Identify the lines bearing the string "that" and gather them.

____________________

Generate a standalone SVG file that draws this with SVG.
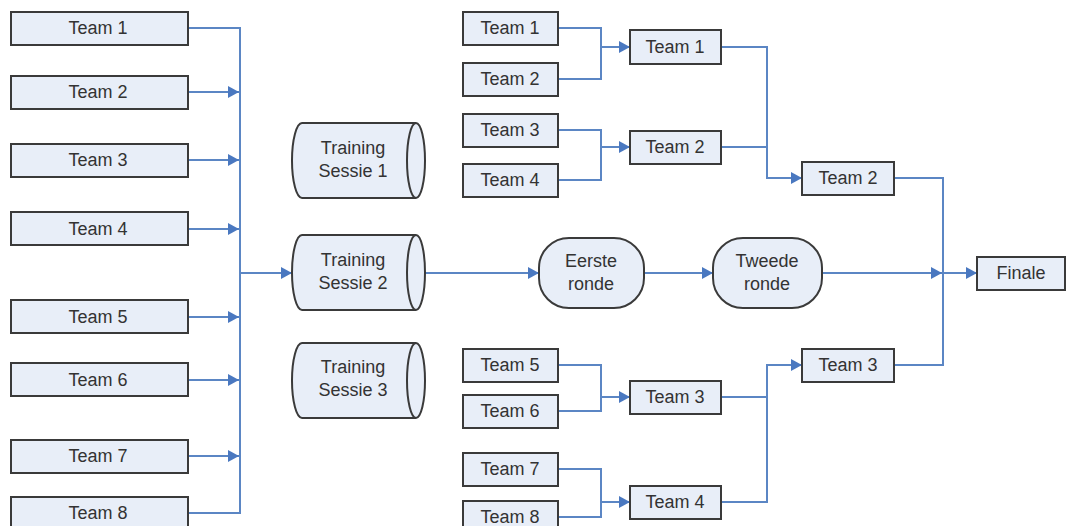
<svg xmlns="http://www.w3.org/2000/svg" width="1068" height="526" viewBox="0 0 1068 526">
<style>
.box{fill:#e8eef8;stroke:#3a3a3a;stroke-width:2}
.t{font-family:"Liberation Sans",Arial,sans-serif;font-size:18px;fill:#333;text-anchor:middle;dominant-baseline:central}
.ln{fill:none;stroke:#5b86c4;stroke-width:2}
</style>
<defs>
<marker id="ah" markerUnits="userSpaceOnUse" markerWidth="12" markerHeight="12" refX="11" refY="6" orient="auto">
<path d="M0,0 L11,6 L0,12 Z" fill="#4a78c0"/>
</marker>
</defs>
<rect width="1068" height="526" fill="#fff"/>

<g id="connectors">
<path class="ln" d="M188,28 H240 V513 H188"/>
<path class="ln" d="M188,92 H239" marker-end="url(#ah)"/>
<path class="ln" d="M188,160 H239" marker-end="url(#ah)"/>
<path class="ln" d="M188,229 H239" marker-end="url(#ah)"/>
<path class="ln" d="M188,317 H239" marker-end="url(#ah)"/>
<path class="ln" d="M188,380 H239" marker-end="url(#ah)"/>
<path class="ln" d="M188,456 H239" marker-end="url(#ah)"/>
<path class="ln" d="M240,273 H292" marker-end="url(#ah)"/>
<path class="ln" d="M425,273 H539" marker-end="url(#ah)"/>
<path class="ln" d="M644,273 H713" marker-end="url(#ah)"/>
<path class="ln" d="M822,273 H942" marker-end="url(#ah)"/>
<path class="ln" d="M943,273 H977" marker-end="url(#ah)"/>
<path class="ln" d="M558,28 H601 V79 H558"/>
<path class="ln" d="M601,47 H630" marker-end="url(#ah)"/>
<path class="ln" d="M558,130 H601 V180 H558"/>
<path class="ln" d="M601,147 H630" marker-end="url(#ah)"/>
<path class="ln" d="M558,365 H601 V411 H558"/>
<path class="ln" d="M601,397 H630" marker-end="url(#ah)"/>
<path class="ln" d="M558,469 H601 V517 H558"/>
<path class="ln" d="M601,502 H630" marker-end="url(#ah)"/>
<path class="ln" d="M721,47 H767 V178 H802" marker-end="url(#ah)"/>
<path class="ln" d="M721,147 H767"/>
<path class="ln" d="M721,502 H767 V365 H802" marker-end="url(#ah)"/>
<path class="ln" d="M721,397 H767"/>
<path class="ln" d="M894,178 H943 V365 H894"/>
</g>

<g id="L1"><rect class="box" x="11" y="12" width="177" height="33"/><text class="t" x="98" y="28">Team 1</text></g>
<g id="L2"><rect class="box" x="11" y="76" width="177" height="33"/><text class="t" x="98" y="92">Team 2</text></g>
<g id="L3"><rect class="box" x="11" y="144" width="177" height="33"/><text class="t" x="98" y="160">Team 3</text></g>
<g id="L4"><rect class="box" x="11" y="212" width="177" height="33"/><text class="t" x="98" y="229">Team 4</text></g>
<g id="L5"><rect class="box" x="11" y="300" width="177" height="33"/><text class="t" x="98" y="317">Team 5</text></g>
<g id="L6"><rect class="box" x="11" y="363" width="177" height="33"/><text class="t" x="98" y="380">Team 6</text></g>
<g id="L7"><rect class="box" x="11" y="440" width="177" height="33"/><text class="t" x="98" y="456">Team 7</text></g>
<g id="L8"><rect class="box" x="11" y="497" width="177" height="33"/><text class="t" x="98" y="513">Team 8</text></g>

<g id="S1">
<path class="box" d="M302,123 A10,37.5 0 0 0 302,198 L416,198 A9,37.5 0 0 0 416,123 Z"/>
<path class="box" style="fill:none" d="M416,123 A9,37.5 0 0 0 416,198"/>
<text class="t" x="353" y="148">Training</text><text class="t" x="353" y="171">Sessie 1</text>
</g>
<g id="S2">
<path class="box" d="M302,235 A10,37.5 0 0 0 302,310 L416,310 A9,37.5 0 0 0 416,235 Z"/>
<path class="box" style="fill:none" d="M416,235 A9,37.5 0 0 0 416,310"/>
<text class="t" x="353" y="260">Training</text><text class="t" x="353" y="283">Sessie 2</text>
</g>
<g id="S3">
<path class="box" d="M302,343 A10,37.5 0 0 0 302,418 L416,418 A9,37.5 0 0 0 416,343 Z"/>
<path class="box" style="fill:none" d="M416,343 A9,37.5 0 0 0 416,418"/>
<text class="t" x="353" y="367">Training</text><text class="t" x="353" y="390">Sessie 3</text>
</g>

<g id="E1"><rect class="box" x="539" y="238" width="105" height="70" rx="30" ry="30"/><text class="t" x="591" y="261">Eerste</text><text class="t" x="591" y="284">ronde</text></g>
<g id="E2"><rect class="box" x="713" y="238" width="109" height="70" rx="30" ry="30"/><text class="t" x="767" y="261">Tweede</text><text class="t" x="767" y="284">ronde</text></g>

<g id="R1"><rect class="box" x="463" y="12" width="95" height="33"/><text class="t" x="510" y="28">Team 1</text></g>
<g id="R2"><rect class="box" x="463" y="63" width="95" height="33"/><text class="t" x="510" y="79">Team 2</text></g>
<g id="R3"><rect class="box" x="463" y="114" width="95" height="33"/><text class="t" x="510" y="130">Team 3</text></g>
<g id="R4"><rect class="box" x="463" y="164" width="95" height="33"/><text class="t" x="510" y="180">Team 4</text></g>
<g id="R5"><rect class="box" x="463" y="349" width="95" height="33"/><text class="t" x="510" y="365">Team 5</text></g>
<g id="R6"><rect class="box" x="463" y="395" width="95" height="33"/><text class="t" x="510" y="411">Team 6</text></g>
<g id="R7"><rect class="box" x="463" y="453" width="95" height="33"/><text class="t" x="510" y="469">Team 7</text></g>
<g id="R8"><rect class="box" x="463" y="501" width="95" height="33"/><text class="t" x="510" y="517">Team 8</text></g>

<g id="Q1"><rect class="box" x="630" y="30" width="91" height="34"/><text class="t" x="675" y="47">Team 1</text></g>
<g id="Q2"><rect class="box" x="630" y="131" width="91" height="33"/><text class="t" x="675" y="147">Team 2</text></g>
<g id="Q3"><rect class="box" x="630" y="381" width="91" height="33"/><text class="t" x="675" y="397">Team 3</text></g>
<g id="Q4"><rect class="box" x="630" y="486" width="91" height="33"/><text class="t" x="675" y="502">Team 4</text></g>

<g id="H2"><rect class="box" x="802" y="162" width="92" height="33"/><text class="t" x="848" y="178">Team 2</text></g>
<g id="H3"><rect class="box" x="802" y="349" width="92" height="33"/><text class="t" x="848" y="365">Team 3</text></g>

<g id="F"><rect class="box" x="977" y="257" width="88" height="33"/><text class="t" x="1021" y="273">Finale</text></g>
</svg>
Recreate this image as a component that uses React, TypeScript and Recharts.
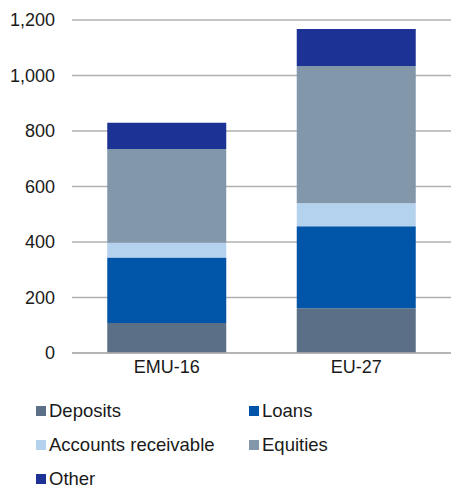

____________________

:: Answer to the task ::
Generate a standalone SVG file that draws this with SVG.
Recreate this image as a component that uses React, TypeScript and Recharts.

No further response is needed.